The good White Christian women of Nazi Germany

Despite what you’ve read, most of them didn’t resist.
March 25, 2021
FACING HISTORY: A crowd of women, children, and soldiers of the German Wehrmacht give the Nazi salute on June 19, 1940. (AP photo)

Recently I started reading Frauen, Alison Owings’s 1993 collection of oral histories of women who lived through the Third Reich. Owings realized that nobody had bothered to ask the women of Germany their thoughts on the war or the rise of Nazism. Men—the generals, the guards—had been interviewed so much that the phrase “I was only following orders” became a part of our cultural understanding of World War II. But what about the women? Owings wondered. Why did so many good Christian German women support the Nazi Party?

The answer is complicated, of course, and the collected testimonies show this to be true. But Owings found several commonalities. For one, there was a firm belief that German systems were above reproach and corruption and that German leaders were law-abiding. (Indeed, many Jewish Germans trusted the government so much they refused to leave despite growing anti-Semitism.)

Another thread is the Christian history of Germany, including the legacy and life of Martin Luther, and the cultural belief that God divinely grants power to the leader. A song popular in Germany before the time of Hitler pleaded, “Oh God, send us a Führer who will change our misfortune by God’s word.” One woman told Owings she loved this song and that she, like many others, welcomed Hitler because Germany needed a strong man sent by God to beat the threat of communists.

Owings did interview several women who resisted the Nazi Party in large and small ways. But the majority of her interviews reflect the wider German public: most women were either supportive of the Third Reich or passively upheld it by conforming to its norms, staying silent, and focusing solely on their own families.

The truth is, good Christian women supported Nazism be­cause it benefited them, and it seemed to reinforce the cultural values that gave meaning and purpose to their lives. They believed God was in control and had blessed their culture and their leader for special greatness—and that outsiders and foreign influence needed to be subjugated or eradicated in order for Germans to protect themselves.

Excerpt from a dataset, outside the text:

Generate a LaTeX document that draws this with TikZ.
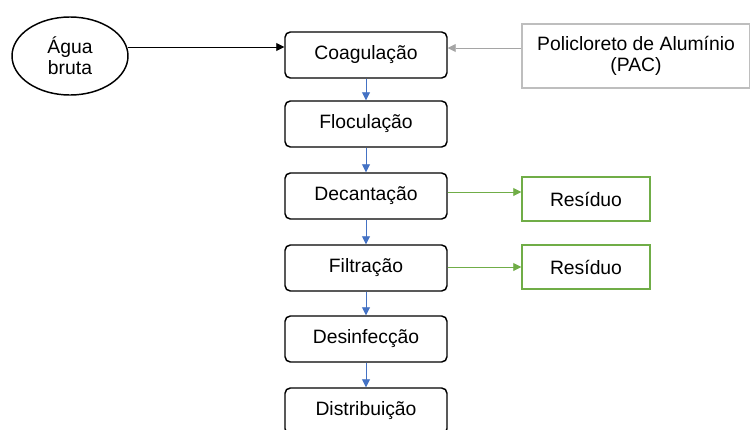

Reading the oral histories of German women, I was struck by how familiar their rationale for supporting Nazism sounded to my ears. By joining the Nazi Party, these women were assured better schools and education for their children. How could they pass that up? When the Nazis came to power, there were more jobs for the “true” Germans; unemployment was almost nonexistent. The economy was up. Children obeyed their parents and prayed and sang Christian songs in school. Middle class, bourgeois, White Christian values were espoused and approved of by the majority of the culture—and this thrilled the good Christian women of Germany.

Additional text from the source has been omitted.